Al Sadd face Sharjah with pressure mounting, but the clash once again offers the chance to turn the tide of a faltering season.
For a team that wears its domestic supremacy as lightly as Al Sadd, the past month has felt curiously heavy. Four games without a win is not a crisis, not quite, but it is enough to provoke unease.
The eighteen-time Qatari champions have begun to resemble something altogether more vulnerable: a group of lavishly talented individuals, weighed down by expectation, searching for rhythm.
It is against that backdrop that Felix Sanchez’s side will face the UAE’s Sharjah at home on Tuesday. The AFC Champions League Elite tie is not just a chance to correct the course — and it is highly improbable that one game will bring monumental change — but it will hold more weight for both the club and head coach Sanchez’s approach.
After all, the story was not too different a year ago, when Al Sadd fed off the continental results to rebuild and ultimately plot a comeback to win the league after a rather abysmal start.
A hard-fought 2-0 win against Esteghlal at the Jassim bin Hamad Stadium on the second matchday retrospectively proved to be a flashpoint that set the side on an 11-game unbeaten run in all competitions.
That momentum carried them through the spring. The difference this time is that the trick feels harder to repeat, if only because the margin for error is smaller, and the competition is sharper.

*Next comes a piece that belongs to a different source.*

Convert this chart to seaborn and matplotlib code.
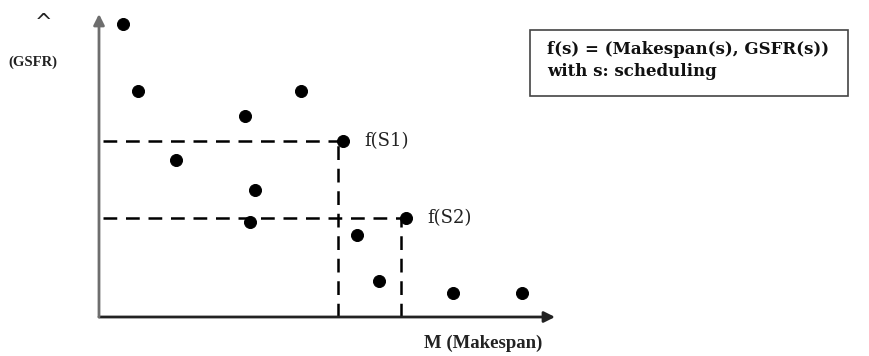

Last season, Al Sadd made it to the last eight of the continental competition for the first time in four years, in addition to putting in some gritty performances against mighty Saudi clubs.
However, it was a tricky affair as Sanchez himself admitted, as the side had to juggle through player registration issues. Only Asia-bound clubs were granted late permission to exceed the league’s foreign player quota of seven, weeks into the season.

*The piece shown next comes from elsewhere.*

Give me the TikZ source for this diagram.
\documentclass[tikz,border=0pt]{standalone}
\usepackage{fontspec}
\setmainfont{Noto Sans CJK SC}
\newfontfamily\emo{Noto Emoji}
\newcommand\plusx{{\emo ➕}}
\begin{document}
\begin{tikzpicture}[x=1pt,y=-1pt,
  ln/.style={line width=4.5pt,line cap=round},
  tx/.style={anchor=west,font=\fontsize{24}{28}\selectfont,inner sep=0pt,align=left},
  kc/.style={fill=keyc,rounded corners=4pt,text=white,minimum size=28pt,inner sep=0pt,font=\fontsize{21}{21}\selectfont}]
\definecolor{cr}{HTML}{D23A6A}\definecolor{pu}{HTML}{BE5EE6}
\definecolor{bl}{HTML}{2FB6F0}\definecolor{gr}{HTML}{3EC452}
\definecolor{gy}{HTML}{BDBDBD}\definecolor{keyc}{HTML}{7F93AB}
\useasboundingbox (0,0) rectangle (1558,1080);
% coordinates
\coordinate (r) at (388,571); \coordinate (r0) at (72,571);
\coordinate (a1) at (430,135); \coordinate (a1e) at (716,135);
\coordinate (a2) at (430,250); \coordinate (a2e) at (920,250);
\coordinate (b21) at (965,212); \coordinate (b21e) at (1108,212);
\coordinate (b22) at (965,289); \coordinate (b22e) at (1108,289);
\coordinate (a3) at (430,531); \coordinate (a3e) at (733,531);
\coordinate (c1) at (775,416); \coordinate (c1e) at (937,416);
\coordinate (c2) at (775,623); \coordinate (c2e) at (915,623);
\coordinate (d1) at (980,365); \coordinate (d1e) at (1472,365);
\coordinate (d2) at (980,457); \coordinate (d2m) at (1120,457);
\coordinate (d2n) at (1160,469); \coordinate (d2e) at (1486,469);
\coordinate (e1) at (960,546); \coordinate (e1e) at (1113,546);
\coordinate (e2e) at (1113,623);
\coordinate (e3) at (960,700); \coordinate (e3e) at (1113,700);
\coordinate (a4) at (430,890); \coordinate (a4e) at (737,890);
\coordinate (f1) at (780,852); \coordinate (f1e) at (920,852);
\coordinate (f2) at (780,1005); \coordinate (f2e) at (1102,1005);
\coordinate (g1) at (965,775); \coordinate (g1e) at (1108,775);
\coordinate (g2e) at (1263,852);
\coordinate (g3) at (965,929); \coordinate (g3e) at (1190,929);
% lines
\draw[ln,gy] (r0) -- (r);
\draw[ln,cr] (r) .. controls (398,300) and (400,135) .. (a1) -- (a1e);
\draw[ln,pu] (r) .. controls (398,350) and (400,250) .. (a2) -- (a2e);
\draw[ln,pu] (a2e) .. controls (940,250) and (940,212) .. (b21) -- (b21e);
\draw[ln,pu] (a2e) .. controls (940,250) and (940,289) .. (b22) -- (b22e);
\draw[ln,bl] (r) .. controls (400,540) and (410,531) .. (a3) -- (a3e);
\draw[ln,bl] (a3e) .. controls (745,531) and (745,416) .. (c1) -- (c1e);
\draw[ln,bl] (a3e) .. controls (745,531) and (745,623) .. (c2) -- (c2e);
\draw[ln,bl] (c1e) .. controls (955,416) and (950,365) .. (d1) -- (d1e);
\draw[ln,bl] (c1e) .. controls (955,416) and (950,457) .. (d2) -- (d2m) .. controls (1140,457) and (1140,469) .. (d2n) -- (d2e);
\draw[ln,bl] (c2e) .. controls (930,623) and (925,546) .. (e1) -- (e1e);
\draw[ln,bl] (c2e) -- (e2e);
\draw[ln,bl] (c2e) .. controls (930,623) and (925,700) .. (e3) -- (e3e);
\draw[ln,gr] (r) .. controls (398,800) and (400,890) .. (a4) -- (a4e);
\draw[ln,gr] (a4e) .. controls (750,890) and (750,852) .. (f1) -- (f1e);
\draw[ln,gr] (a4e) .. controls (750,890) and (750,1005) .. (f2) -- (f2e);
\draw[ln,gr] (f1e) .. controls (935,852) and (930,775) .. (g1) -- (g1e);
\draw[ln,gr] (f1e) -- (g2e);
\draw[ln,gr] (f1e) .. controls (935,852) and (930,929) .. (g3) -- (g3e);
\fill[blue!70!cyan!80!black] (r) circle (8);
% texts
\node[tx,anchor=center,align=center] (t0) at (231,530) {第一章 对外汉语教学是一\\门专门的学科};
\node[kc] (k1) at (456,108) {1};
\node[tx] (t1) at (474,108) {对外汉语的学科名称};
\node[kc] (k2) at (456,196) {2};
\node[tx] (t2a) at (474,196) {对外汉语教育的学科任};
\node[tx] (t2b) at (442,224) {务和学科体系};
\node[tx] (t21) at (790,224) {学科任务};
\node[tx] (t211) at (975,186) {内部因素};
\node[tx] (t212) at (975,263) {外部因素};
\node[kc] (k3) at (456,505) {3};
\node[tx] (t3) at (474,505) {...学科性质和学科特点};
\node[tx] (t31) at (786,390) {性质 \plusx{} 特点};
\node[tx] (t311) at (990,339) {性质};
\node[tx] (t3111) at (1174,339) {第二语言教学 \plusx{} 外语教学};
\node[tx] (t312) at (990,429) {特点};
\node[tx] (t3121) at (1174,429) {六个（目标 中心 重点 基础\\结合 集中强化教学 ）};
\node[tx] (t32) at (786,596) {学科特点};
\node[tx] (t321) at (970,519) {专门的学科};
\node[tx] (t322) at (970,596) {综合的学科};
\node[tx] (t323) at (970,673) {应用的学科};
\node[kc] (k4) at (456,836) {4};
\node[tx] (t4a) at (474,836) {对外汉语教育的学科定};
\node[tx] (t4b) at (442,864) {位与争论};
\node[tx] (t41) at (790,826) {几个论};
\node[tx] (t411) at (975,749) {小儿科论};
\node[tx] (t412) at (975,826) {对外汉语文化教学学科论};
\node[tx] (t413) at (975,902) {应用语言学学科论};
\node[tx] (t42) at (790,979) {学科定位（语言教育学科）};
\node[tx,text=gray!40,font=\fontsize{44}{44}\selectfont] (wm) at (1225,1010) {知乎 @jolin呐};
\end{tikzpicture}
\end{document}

Standout performers in ACL Elite, Morocco national team captain Romain Saiss and Algerian full-back Youcef Atal, were not registered to play in the domestic league for a sizeable chunk of the season.
“It is difficult, of course, since players can lack rhythm when it is like that. We need to manage the situation for us to be in a good position in the league and the Champions League,” Sanchez said in February.
Following the extension of the foreign-player quota to ten and Al Sadd’s rather busy transfer window, the expectations, hence, are high for the 2011 winners in what will be the Spaniard’s second season in charge.
And yet, in practice, abundance has not translated into fluency. Sanchez, methodical and meticulous, finds himself with a managerial headache increasingly common with heavyweight sides: how to blend overlapping talents into a structure that is both coherent and ruthless.

The temptation to shoehorn them all in, to overwhelm opponents with sheer firepower, is strong. The reality is that Al Sadd too often look bloated rather than balanced.
While the acquisition of Agustin Soria and Pau Prim — young midfielders with high ceiling — as well as the experienced Roberto Firmino from Saudi Arabia’s Al Ahli has instilled that added firepower, the recent weeks’ pattern is illustrative.
Possession is sterile; the ball passed sideways, recycled, waiting for someone to impose direction. The forwards, each accustomed to being the protagonist, sometimes drift into the same spaces, eroding width and reducing options. The talismanic Akram Afif, by his own lofty standards, has not stood out.
Against more disciplined opponents, Al Sadd’s threat is neutered, their pressing blunted. In a battle touted as the battle of former Qatar national team coaches, Bartolome ‘Tintin’ Marquez Lopez put on a convincing plan to hand Qatar SC a 3-2 win on the opening day.
Sharjah, on the back of an astonishing comeback win against Al Gharafa in the first matchday, could pose a similarly awkward test on Tuesday.

The clash at home, hence, is as much about identity as outcome for both Sanchez and Al Sadd.
Ever so revered for orchestrating Qatar’s 2019 AFC Asian Cup triumph, Sanchez’s coaching approach is often associated with risk-aversion, control, and the idea that collective understanding can outstrip individual flair. That may mean leaving a marquee signing on the bench on Tuesday to instil balance.
For Al Sadd, this clash — regardless of the outcome — will again be seen as a paradox that has stuck with them since 2011: almost untouchable at home, but always judged abroad. On the back of their fans’ expectations, a win here could ease pressure, but a loss would invite deeper interpretations.
Hence, for Sanchez and his charges, the Sharjah clash may not decide their season. But it could decide its shape and serve as a tipping point.